1: realizing that only a coffee doesn't count as breakfast
2: realizing that only a coffee and a cigarette doesn't count as lunch
3: realizing that only a pitch and some wings doesn't count as a *healthy* dinner

...can make us healtier people. for the one revolutionary moment and the 99 other every day moments we go thru in our lives: dancing to music with friends, going on long walks with loved ones, playing with children, shopping for groceries, shovelling the walk.

one of the best ways to beat those bastards is to not let them grind you down.

anyway, ya, so i'm running now, eating properly (and more or less healthy), sleeping and relaxing and not sucking back toxs, i don't think that's gonna bring on the revolution, but at least i don't feel like shit when i wake up *every* morning.

sorry to sound preachy, but like i said, we don't have to be saints, but we do owe it to ourselves, and each other, to take care of ourselves.

sincerely,
krystalline

 
At 11:20 p.m., Anonymous Anonymous said...

eric, if you like erratic art/language of crimethinc, i've got some bukowski and lynn crosbie poetry to lend you.

(roberts, you're bang on about your evasion crit.)

 
At 7:22 p.m., Blogger eric said...

mike -- my job, theoretically, is a bike courier. i dunno. that might change soon. and i'm not sure who you're thinking of when i mention this LCBO chap.
'excelsior' <== this is decidedly cryptic.

rob-- i'm pretty sure i didn't read too much political consciousness in evasion; sometimes, i'm at a loss to explain why i enjoy that book so much. 85% of it is about madonna and eating bagels. but somehow i get that same sugarrush of enjoyment reading it as i do reading, say, henry miller or thoreau.
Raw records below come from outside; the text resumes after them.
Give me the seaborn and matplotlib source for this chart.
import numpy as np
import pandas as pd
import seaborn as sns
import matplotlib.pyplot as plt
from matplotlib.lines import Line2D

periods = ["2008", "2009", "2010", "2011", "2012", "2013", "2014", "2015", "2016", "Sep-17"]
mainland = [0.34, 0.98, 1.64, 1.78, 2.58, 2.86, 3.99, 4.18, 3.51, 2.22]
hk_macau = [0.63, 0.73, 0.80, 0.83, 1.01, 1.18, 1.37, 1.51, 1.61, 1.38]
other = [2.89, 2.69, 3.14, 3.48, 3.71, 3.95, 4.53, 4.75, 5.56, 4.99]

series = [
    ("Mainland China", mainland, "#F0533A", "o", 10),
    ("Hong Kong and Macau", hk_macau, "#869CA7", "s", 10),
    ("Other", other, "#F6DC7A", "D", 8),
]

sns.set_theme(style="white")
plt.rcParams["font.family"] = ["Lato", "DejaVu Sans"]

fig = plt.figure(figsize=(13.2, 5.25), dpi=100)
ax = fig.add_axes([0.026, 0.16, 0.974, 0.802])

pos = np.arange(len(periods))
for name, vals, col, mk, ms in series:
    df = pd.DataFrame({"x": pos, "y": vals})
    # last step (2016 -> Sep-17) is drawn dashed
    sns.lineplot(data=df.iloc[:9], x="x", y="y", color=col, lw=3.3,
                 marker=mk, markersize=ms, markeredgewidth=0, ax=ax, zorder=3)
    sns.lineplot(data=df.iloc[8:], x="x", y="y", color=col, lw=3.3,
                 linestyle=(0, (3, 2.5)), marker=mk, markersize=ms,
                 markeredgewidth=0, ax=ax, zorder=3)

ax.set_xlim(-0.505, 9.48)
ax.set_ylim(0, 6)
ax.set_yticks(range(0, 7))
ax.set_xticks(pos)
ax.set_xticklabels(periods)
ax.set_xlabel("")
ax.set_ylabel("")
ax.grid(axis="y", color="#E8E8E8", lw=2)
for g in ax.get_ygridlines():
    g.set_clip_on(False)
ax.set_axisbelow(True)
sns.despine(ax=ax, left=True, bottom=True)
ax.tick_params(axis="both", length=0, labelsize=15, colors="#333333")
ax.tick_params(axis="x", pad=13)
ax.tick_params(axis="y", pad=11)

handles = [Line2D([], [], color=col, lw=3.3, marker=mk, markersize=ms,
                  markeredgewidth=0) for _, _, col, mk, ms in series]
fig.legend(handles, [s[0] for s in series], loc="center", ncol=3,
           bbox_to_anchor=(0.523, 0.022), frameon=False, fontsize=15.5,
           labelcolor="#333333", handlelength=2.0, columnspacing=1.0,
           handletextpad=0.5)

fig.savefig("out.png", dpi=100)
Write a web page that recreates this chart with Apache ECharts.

Recipes for Disaster, in contrast, is pure healthfood. It's just chockfull of ideas and schemes. i actually wish it had less about creating activist social groups, and more about the weird eccentric diy stuff i enjoy.
Example: my old pal/boss gerry had a book that explained how one could survive off of the minimal amount of arable land. i think it was 20 square yards. anyway let's just say that you'd be eating a lot of kale, squash and beans. fascinating, though. i wish i had taken that book.

 
At 1:00 a.m., Anonymous Anonymous said...

"ex·cel·si·or!
n.
Slender, curved wood shavings used especially for packing."
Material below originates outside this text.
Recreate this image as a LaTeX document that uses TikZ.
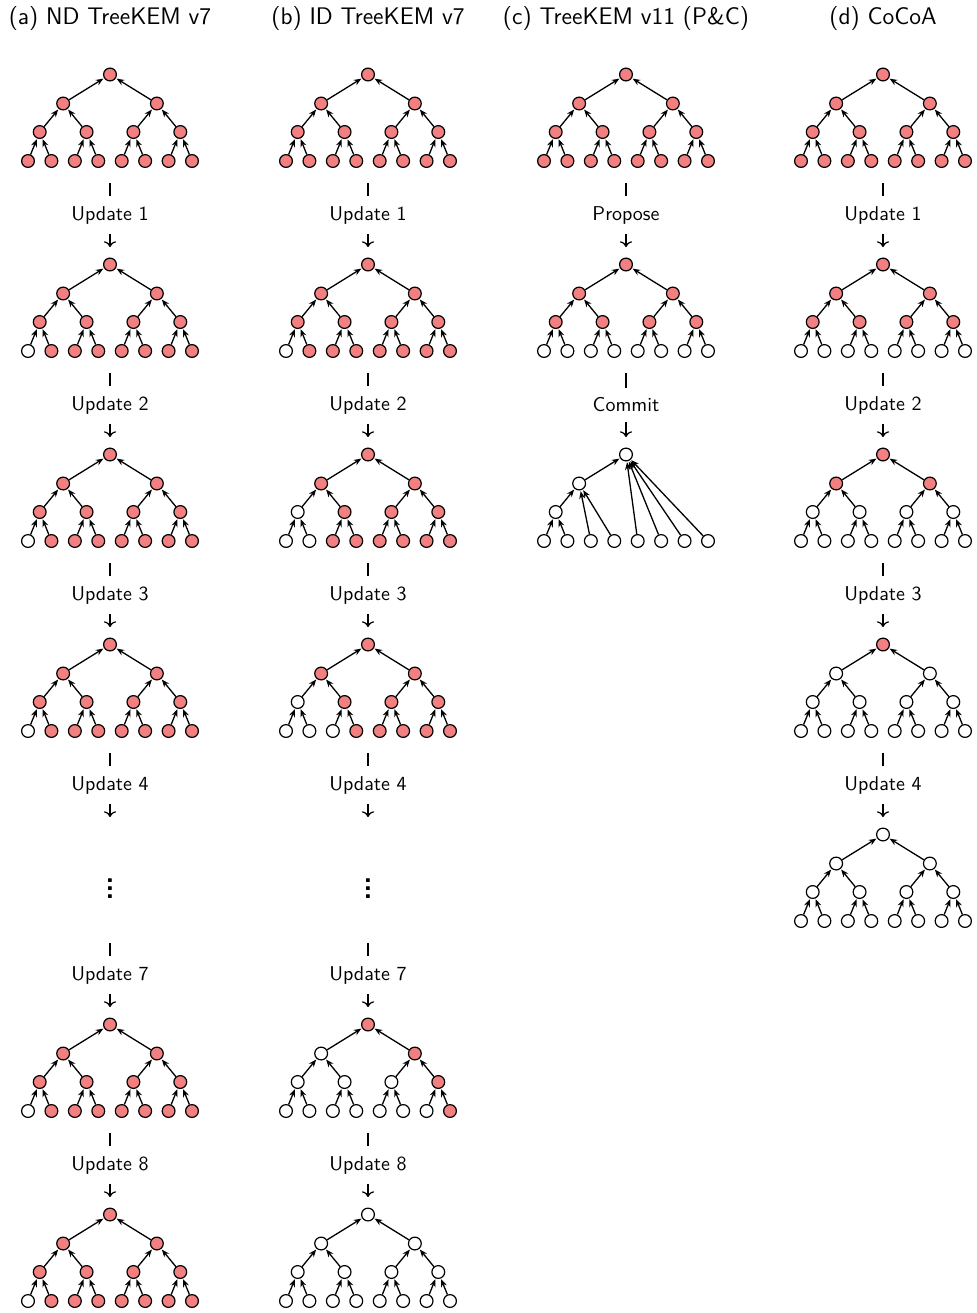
\documentclass[tikz,border=0pt]{standalone}
\usepackage{tikz}
\usetikzlibrary{arrows.meta}
\definecolor{kemred}{RGB}{242,128,128}
\tikzset{
  kn/.style={circle,draw,line width=0.6pt,minimum size=6.4pt,inner sep=0pt},
  rd/.style={kn,fill=kemred},
  wt/.style={kn,fill=white},
  kedge/.style={-{Stealth[length=3.8pt,width=3pt]},line width=0.65pt,shorten >=0.4pt},
  upd/.style={->,line width=0.6pt,shorten >=5.2pt},
  lbl/.style={fill=white,font=\sffamily,pos=0.43,inner xsep=2pt,inner ysep=5pt},
  ttl/.style={font=\sffamily\large}
}
\def\kemdx{{0,-46.86,46.86,-70.29,-23.43,23.43,70.29,-82,-58.58,-35.15,-11.72,11.72,35.15,58.58,82}}
\def\kemdy{{0,29,29,57.5,57.5,57.5,57.5,86.5,86.5,86.5,86.5,86.5,86.5,86.5,86.5}}
\newcommand{\kemtree}[4]{%
  \foreach \st [count=\i] in {#4} {
    \pgfmathsetmacro\kx{#2+\kemdx[\i-1]}
    \pgfmathsetmacro\ky{#3+\kemdy[\i-1]}
    \node[\st] (#1n\i) at (\kx,\ky) {};
  }
  \foreach \i in {2,...,15} {
    \pgfmathtruncatemacro\kp{\i/2}
    \draw[kedge] (#1n\i) -- (#1n\kp);
  }
  \coordinate (#1b) at (#2,#3+108.5);
}

\begin{document}
\begin{tikzpicture}[x=0.5pt,y=-0.5pt]
\useasboundingbox (0,0) rectangle (976,1313);
\node[ttl] (ta) at (110,19) {(a) ND TreeKEM v7};
\node[ttl] (tb) at (368,19) {(b) ID TreeKEM v7};
\node[ttl] (tc) at (626,19) {(c) TreeKEM v11 (P\&C)};
\node[ttl] (td) at (883,19) {(d) CoCoA};

\kemtree{a0}{110}{74.5}{rd,rd,rd,rd,rd,rd,rd,rd,rd,rd,rd,rd,rd,rd,rd}
\kemtree{a1}{110}{264.5}{rd,rd,rd,rd,rd,rd,rd,wt,rd,rd,rd,rd,rd,rd,rd}
\kemtree{a2}{110}{454.5}{rd,rd,rd,rd,rd,rd,rd,wt,rd,rd,rd,rd,rd,rd,rd}
\kemtree{a3}{110}{644.5}{rd,rd,rd,rd,rd,rd,rd,wt,rd,rd,rd,rd,rd,rd,rd}
\kemtree{a5}{110}{1024.5}{rd,rd,rd,rd,rd,rd,rd,wt,rd,rd,rd,rd,rd,rd,rd}
\kemtree{a6}{110}{1214.5}{rd,rd,rd,rd,rd,rd,rd,wt,rd,rd,rd,rd,rd,rd,rd}
\coordinate (a4n1) at (110,827.5);
\coordinate (a4b) at (110,943);
\node[font=\sffamily\bfseries\Large] (a4d) at (110,883) {$\vdots$};
\draw[upd] (a0b) -- node[lbl] (a1l) {Update 1} (a1n1);
\draw[upd] (a1b) -- node[lbl] (a2l) {Update 2} (a2n1);
\draw[upd] (a2b) -- node[lbl] (a3l) {Update 3} (a3n1);
\draw[upd] (a3b) -- node[lbl] (a4l) {Update 4} (a4n1);
\draw[upd] (a4b) -- node[lbl] (a5l) {Update 7} (a5n1);
\draw[upd] (a5b) -- node[lbl] (a6l) {Update 8} (a6n1);

\kemtree{b0}{368}{74.5}{rd,rd,rd,rd,rd,rd,rd,rd,rd,rd,rd,rd,rd,rd,rd}
\kemtree{b1}{368}{264.5}{rd,rd,rd,rd,rd,rd,rd,wt,rd,rd,rd,rd,rd,rd,rd}
\kemtree{b2}{368}{454.5}{rd,rd,rd,wt,rd,rd,rd,wt,wt,rd,rd,rd,rd,rd,rd}
\kemtree{b3}{368}{644.5}{rd,rd,rd,wt,rd,rd,rd,wt,wt,wt,rd,rd,rd,rd,rd}
\kemtree{b5}{368}{1024.5}{rd,wt,rd,wt,wt,wt,rd,wt,wt,wt,wt,wt,wt,wt,rd}
\kemtree{b6}{368}{1214.5}{wt,wt,wt,wt,wt,wt,wt,wt,wt,wt,wt,wt,wt,wt,wt}
\coordinate (b4n1) at (368,827.5);
\coordinate (b4b) at (368,943);
\node[font=\sffamily\bfseries\Large] (b4d) at (368,883) {$\vdots$};
\draw[upd] (b0b) -- node[lbl] (b1l) {Update 1} (b1n1);
\draw[upd] (b1b) -- node[lbl] (b2l) {Update 2} (b2n1);
\draw[upd] (b2b) -- node[lbl] (b3l) {Update 3} (b3n1);
\draw[upd] (b3b) -- node[lbl] (b4l) {Update 4} (b4n1);
\draw[upd] (b4b) -- node[lbl] (b5l) {Update 7} (b5n1);
\draw[upd] (b5b) -- node[lbl] (b6l) {Update 8} (b6n1);

\kemtree{c0}{626}{74.5}{rd,rd,rd,rd,rd,rd,rd,rd,rd,rd,rd,rd,rd,rd,rd}
\kemtree{c1}{626}{264.5}{rd,rd,rd,rd,rd,rd,rd,wt,wt,wt,wt,wt,wt,wt,wt}
\node[wt] (c2n1) at (626,454.5) {};
\node[wt] (c2n2) at (579.14,483.5) {};
\node[wt] (c2n4) at (555.71,512) {};
\foreach \i/\dx in {8/-82,9/-58.58,10/-35.15,11/-11.72,12/11.72,13/35.15,14/58.58,15/82}
  \node[wt] (c2n\i) at (626+\dx,541) {};
\foreach \c/\p in {8/4,9/4,4/2,10/2,11/2,2/1,12/1,13/1,14/1,15/1}
  \draw[kedge] (c2n\c) -- (c2n\p);
\draw[upd] (c0b) -- node[lbl] (c1l) {Propose} (c1n1);
\draw[upd] (c1b) -- node[lbl] (c2l) {Commit} (c2n1);

\kemtree{d0}{883}{74.5}{rd,rd,rd,rd,rd,rd,rd,rd,rd,rd,rd,rd,rd,rd,rd}
\kemtree{d1}{883}{264.5}{rd,rd,rd,rd,rd,rd,rd,wt,wt,wt,wt,wt,wt,wt,wt}
\kemtree{d2}{883}{454.5}{rd,rd,rd,wt,wt,wt,wt,wt,wt,wt,wt,wt,wt,wt,wt}
\kemtree{d3}{883}{644.5}{rd,wt,wt,wt,wt,wt,wt,wt,wt,wt,wt,wt,wt,wt,wt}
\kemtree{d4}{883}{834.5}{wt,wt,wt,wt,wt,wt,wt,wt,wt,wt,wt,wt,wt,wt,wt}
\draw[upd] (d0b) -- node[lbl] (d1l) {Update 1} (d1n1);
\draw[upd] (d1b) -- node[lbl] (d2l) {Update 2} (d2n1);
\draw[upd] (d2b) -- node[lbl] (d3l) {Update 3} (d3n1);
\draw[upd] (d3b) -- node[lbl] (d4l) {Update 4} (d4n1);
\end{tikzpicture}
\end{document}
i think it's pretty clear, eric:
i am an idiot.
oh, and now i see that you already said what your new job was. i am doubly an idiot. fine, i'm an idiot.
liturgical!

 
At 12:56 p.m., Anonymous Anonymous said...

hey, i worked on RfD, and i found your page while googling for reviews. i was very glad to find yours and read about your experience with the book and crimethinc in general--very informative and rather heartening as well. thanks for taking the time to write it up.

ps: i agree with what everyone here has said about evasion, good and bad. it is not a perfect book by any means, and its value is as a story not as an ideology.

 
At 4:23 p.m., Blogger eric said...

dear anonymous,
Thanks for the post and the visit, and most of all, thanks for RfD. I'm still leafing through it, and i just keep getting more impressed with it. Sort of an anthology of what's worked so far. It's really heartening that it's also so damn thick. Hopefully with some effort we'll have another book's worth of material to print in a few years. Thanks again!